Spring-calving dairy farmers have either started calving or are about to start. On the majority of farms, the main burst of calving doesn’t start until February, so there is still some time to get some last minute jobs complete.
1. Have the liners been changed?
Milk liners should be changed after every 2,500 milkings or twice a year, whichever comes first.
Short pulse tubes should also be changed and long milk tubes should be changed every few years.
Rubberware can crack and harbour bacteria in crevices, so better to change regularly. To make the job easier, dip the pipes and liners in hot water to soften the rubber before changing.
2. Have the calf and calf sheds been disinfected?

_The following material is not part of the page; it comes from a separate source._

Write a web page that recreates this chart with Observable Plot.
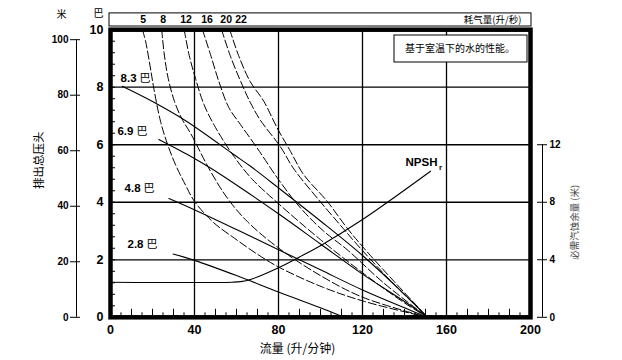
<!DOCTYPE html>
<html><head><meta charset="utf-8">
<script src="https://cdn.jsdelivr.net/npm/d3@7"></script>
<script src="https://cdn.jsdelivr.net/npm/@observablehq/plot@0.6"></script>
<style>
body{margin:0;background:#fff;}
#chart{width:622px;height:360px;}
</style></head><body><div id="chart"></div>
<script>
// ---------- data ----------
const pressureNames = ["8.3", "6.9", "4.8", "2.8"];
const p83 = [[5.6,8.03],[20,7.5],[36.5,6.8],[58.7,5.66],[66.7,5.25],[80,4.5],[100,3.35],[120,2.15],[140,0.8],[151,0]];
const p69 = [[23,6.18],[38.1,5.6],[47.6,5.19],[60,4.6],[80,3.6],[100,2.55],[120,1.5],[140,0.55],[151,0]];
const p48 = [[27.8,4.13],[38.1,3.8],[60,3.05],[80,2.35],[100,1.65],[120,0.95],[140,0.33],[151,0]];
const p28 = [[29.8,2.2],[40,1.98],[60,1.45],[80,0.88],[100,0.33],[109.5,0.05]];
const pressureLabelX = [4.8, 3.3, 6.7, 8.1];
const pressureLabelY = [8.3, 6.46, 4.48, 2.53];

const airNames = ["5", "8", "12", "16", "20", "22"];
const air5  = [[15.2,10],[16.7,9.6],[19,8.67],[20.6,7.97],[23.8,6.82],[27,6.05],[31,5.3],[35.7,4.6],[40,4.03],[49,3.3],[59,2.75],[69.8,2.2],[80,1.75],[101,1.05],[121,0.55],[151,0]];
const air8  = [[24.4,10],[25.5,9.2],[27.5,8.3],[30.5,7.5],[34,6.9],[38.1,6.4],[47.6,5.08],[55.6,4.15],[65,3.34],[80,2.41],[100,1.45],[120,0.7],[151,0]];
const air12 = [[35.1,10],[37.5,9.1],[40.5,8.3],[44.5,7.4],[50,6.6],[58.7,5.6],[67.5,4.8],[80,3.95],[100,2.7],[120,1.55],[140,0.5],[151,0]];
const air16 = [[43.8,10],[47.6,9.14],[51.6,8.2],[56.3,7.3],[61.9,6.7],[69.8,5.89],[80,4.79],[90.5,3.8],[101.6,2.99],[112.7,2.35],[130,1.2],[151,0]];
const air20 = [[52.9,10],[57,9.1],[62,8.2],[66.7,7.45],[71.4,6.85],[80.9,5.93],[87.3,5.16],[98.4,4.15],[109.5,3.2],[119,2.4],[135,1.15],[151,0]];
const air22 = [[56.8,10],[61,9.1],[66.5,8.2],[73,7.51],[79.4,6.58],[85.7,5.77],[92,4.96],[103.2,4.03],[112.7,3.1],[120.6,2.41],[135,1.25],[151,0]];
const airLabelX = [15.6, 25.1, 36.0, 46.0, 55.1, 62.2];

// NPSHr in metres (right axis)
const npsh = [[0,2.44],[58,2.44],[62,2.48],[67,2.65],[80,3.45],[90,4.2],[100,4.98],[120,6.8],[152.4,10.16]];

const xTicks = [0, 40, 80, 120, 160, 200];
const barTicks = [0, 2, 4, 6, 8, 10];
const meterTicks = [0, 20, 40, 60, 80, 100];
const npshTicks = [0, 4, 8, 12];
const gridX = [40, 80, 120, 160];
const gridY = [2, 4, 6, 8];

// scale relations between the axes
const METERS_PER_BAR = 10.36;   // left outer axis
const NPSH_M_PER_BAR = 2;       // right axis

// ---------- build tables ----------
const pressureSeries = [p83, p69, p48, p28];
const airSeries = [air5, air8, air12, air16, air20, air22];
const pressureRows = pressureSeries.flatMap((s, i) => s.map(([x, y]) => ({x, y, k: pressureNames[i]})));
const airRows = airSeries.flatMap((s, i) => s.map(([x, y]) => ({x, y, k: airNames[i]})));
const npshRows = npsh.map(([x, m]) => ({x, m}));
const pLabels = pressureNames.map((t, i) => ({t, x: pressureLabelX[i], y: pressureLabelY[i]}));
const aLabels = airNames.map((t, i) => ({t, x: airLabelX[i]}));

// ---------- layout ----------
const W = 622, H = 360, ML = 110, MR = 92, MT = 29.2, MB = 43.2;
const pxX = p => p * 200 / (W - ML - MR);
const pxY = p => p * 10 / (H - MT - MB);
const FONT = "'Liberation Sans','Noto Sans CJK SC',sans-serif";
const CJK = "'Noto Sans CJK SC',sans-serif";
const minorX = d3.range(5, 200, 5);
const minorY = d3.range(1, 25).map(i => i * 0.4);

const chart = Plot.plot({
  width: W, height: H,
  marginLeft: ML, marginRight: MR, marginTop: MT, marginBottom: MB,
  x: {domain: [0, 200], axis: null},
  y: {domain: [0, 10], axis: null},
  style: {fontFamily: FONT, background: "#fff", color: "#000"},
  marks: [
    // grid
    Plot.ruleX(gridX, {stroke: "#000", strokeWidth: 1.3}),
    Plot.ruleY(gridY, {stroke: "#000", strokeWidth: 1.3}),
    // minor ticks inside frame
    Plot.ruleX(minorX, {x: d => d, y1: 0, y2: d => d % 10 === 0 ? pxY(8) : pxY(4.5), stroke: "#000", strokeWidth: 1}),
    Plot.ruleY(minorY, {y: d => d, x1: 0, x2: pxX(5), stroke: "#000", strokeWidth: 1}),
    // air consumption curves
    Plot.line(airRows, {x: "x", y: "y", z: "k", curve: "catmull-rom", stroke: "#000", strokeWidth: 1, strokeDasharray: "8,3"}),
    // pressure curves
    Plot.line(pressureRows, {x: "x", y: "y", z: "k", curve: "catmull-rom", stroke: "#000", strokeWidth: 1.1}),
    // NPSHr
    Plot.line(npshRows, {x: "x", y: d => d.m / NPSH_M_PER_BAR, curve: "catmull-rom", stroke: "#000", strokeWidth: 1.1}),
    // frame
    Plot.frame({stroke: "#000", strokeWidth: 4.5}),
    // bar labels (inner left axis)
    Plot.text(barTicks, {x: 0, y: d => d, text: d => String(d), dx: -7, textAnchor: "end", fontSize: 12.5, fontWeight: "bold", fill: "#000"}),
    // metre axis (outer left)
    Plot.ruleX([0], {y1: 0, y2: 100 / METERS_PER_BAR, dx: -34, stroke: "#000", strokeWidth: 1}),
    Plot.ruleY(meterTicks, {y: d => d / METERS_PER_BAR, x1: -pxX(40), x2: -pxX(30), stroke: "#000", strokeWidth: 1}),
    Plot.text(meterTicks, {x: 0, y: d => d / METERS_PER_BAR, text: d => String(d), dx: -42, textAnchor: "end", fontSize: 10, fontWeight: "bold", fill: "#000"}),
    // x labels
    Plot.text(xTicks, {x: d => d, y: 0, text: d => String(d), dy: 13, fontSize: 12.5, fontWeight: "bold", fill: "#000"}),
    // NPSH axis (right)
    Plot.ruleX([200], {y1: 0, y2: 12 / NPSH_M_PER_BAR, dx: 12, stroke: "#000", strokeWidth: 1}),
    Plot.ruleY(npshTicks, {y: d => d / NPSH_M_PER_BAR, x1: 200 + pxX(7), x2: 200 + pxX(17), stroke: "#000", strokeWidth: 1}),
    Plot.text(npshTicks, {x: 200, y: d => d / NPSH_M_PER_BAR, text: d => String(d), dx: 19, textAnchor: "start", fontSize: 10, fontWeight: "bold", fill: "#000"}),
    // top air consumption strip
    Plot.rect([0], {x1: 0 - pxX(1), x2: 200 + pxX(1), y1: 10 + pxY(3.2), y2: 10 + pxY(16.3), fill: "none", stroke: "#000", strokeWidth: 1}),
    Plot.text(aLabels, {x: "x", y: 10 + pxY(9.6), text: "t", fontSize: 10.5, fontWeight: "bold", fill: "#000"}),
    Plot.text(["耗气量(升/秒)"], {x: 200, y: 10 + pxY(9.6), dx: -9, text: d => d, textAnchor: "end", fontSize: 9.5, fontFamily: CJK, fill: "#000"}),
    Plot.text(["米"], {x: 0, y: 10 + pxY(14.5), dx: -49, text: d => d, fontSize: 10, fontFamily: CJK, fill: "#000"}),
    Plot.text(["巴"], {x: 0, y: 10 + pxY(16), dx: -12, text: d => d, fontSize: 10, fontFamily: CJK, fill: "#000"}),
    // note box
    Plot.rect([0], {x1: 200 - pxX(136), x2: 200 - pxX(3), y1: 10 - pxY(5.8), y2: 10 - pxY(32.8), fill: "#fff", stroke: "#000", strokeWidth: 1}),
    Plot.text(["基于室温下的水的性能。"], {x: 200 - pxX(70.5), y: 10 - pxY(19.5), text: d => d, fontSize: 10, fontFamily: CJK, fill: "#000"}),
    // pressure labels
    Plot.text(pLabels, {x: "x", y: "y", text: "t", textAnchor: "start", fontSize: 11.5, fontWeight: "bold", fill: "#000", stroke: "#fff", strokeWidth: 3, paintOrder: "stroke"}),
    Plot.text(pLabels, {x: "x", y: "y", text: () => "巴", dx: 19, textAnchor: "start", fontSize: 11, fontFamily: CJK, fill: "#000"}),
    // NPSHr label
    Plot.text(["NPSH"], {x: 200, y: 0, dx: -93, dy: -154.5, text: d => d, textAnchor: "end", fontSize: 11.5, fontWeight: "bold", fill: "#000"}),
    Plot.text(["r"], {x: 200, y: 0, dx: -91.5, dy: -150, text: d => d, textAnchor: "start", fontSize: 8, fontWeight: "bold", fill: "#000"}),
    // axis titles
    Plot.text(["流量 (升/分钟)"], {x: 0, y: 0, dx: 187, dy: 31.5, text: d => d, fontSize: 12, fontFamily: CJK, fill: "#000"}),
    Plot.text(["排出总压头"], {x: 0, y: 0, dx: -71, dy: -157, text: d => d, rotate: -90, fontSize: 11.5, fontFamily: CJK, fill: "#000"}),
    Plot.text(["必需汽蚀余量 (米)"], {x: 200, y: 0, dx: 44, dy: -95, text: d => d, rotate: -90, fontSize: 9.5, fontFamily: CJK, fill: "#444"})
  ]
});
document.getElementById("chart").appendChild(chart);
</script></body></html>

It’s not too late to do this, even if a few calves have already been born.
Use a disinfectant that is approved to kill the pathogens that cause problems on your farm.
Some farmers will spread lime on the floor of sheds before spreading bedding.
3. Get beds ready
Use this time to bed straw or other bedding on calving sheds and calf sheds.
4. Set up a colostrum station
The colostrum station should have a fridge for cooling and storing colostrum, plus a facility to heat colostrum, such as hot water bath or running hot water.
Do not use a microwave to heat colostrum.
5. Make sure the bulk tank is working correctly before you send milk to it
It’s a good policy to get it serviced before use.
Check that detergent tubes are not blocked from crystalised detergent.
6. Is the farm ready for grazing?
Check that the electric fence is working, that broken posts are mended and that reels and pigtails are present and working.
You don’t want any reason not to be able to get cows out to grass if conditions are suitable.
Finally, have a plan in place to avoid getting burned out or run down this spring. This will likely involve getting plenty of food and rest.
Some farmers feel that they need to do everything and be ever present during calving for fear that something could go wrong.
In reality, they are putting the business at greater risk as it is than all revolving around that one person. What happens if they get sick?
I hope all readers have a safe, healthy and successful calving. Don’t forget to seek help if under pressure.